Where capability development was strong, advisors reported higher satisfaction and lower burnout. They felt like consultants, not like salespeople. Where it lagged, revenue-mix targets stalled. The causal relationship was visible and direct: capability investment preceded every other performance improvement.
The result: AXA's experience makes the BSC causal chain concrete.
- Invest in advisor capability.
- Change daily client interactions.
- Improve trust and retention.
- Shift the revenue mix.
Leadership could see, for example, that in regions where training completion and financial-planning coverage rates were strong, NPS and fee-based revenue targets followed two years later. In regions that lagged on capability, teams kept falling back into product-pushing mode, regardless of how clearly the strategy had been communicated.
How to build and use a Balanced Scorecard
1. Define objectives across all four perspectives
Start with your strategy and work backwards. What financial outcomes does it require?
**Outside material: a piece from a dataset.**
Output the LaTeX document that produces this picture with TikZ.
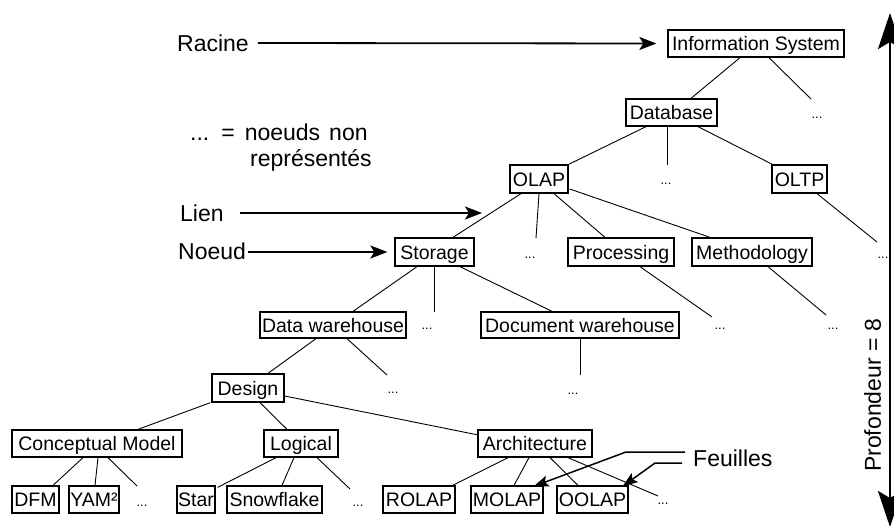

What customer outcomes make those financial outcomes possible? What internal processes need to work for customers to have those outcomes? What capability investments are required to sustain those processes?
Each perspective's objectives should be traceable to the ones above and below it.
2. Assign measures and set targets
For each objective, identify the specific metric that will tell you whether you're on track, and the target that defines what "on track" means. Resist the temptation to over-measure. The power of the BSC is focus: a small number of high-signal metrics per perspective, reviewed consistently, is far more useful than a comprehensive dashboard nobody acts on.
3. Connect measures to initiatives and owners
Each measure needs a clear improvement initiative behind it and an owner accountable for driving it. A BSC without ownership is just a reporting exercise. The initiatives are what make the scorecard an operating tool rather than a presentation layer. And they should connect directly to the OKRs your teams are executing against every quarter.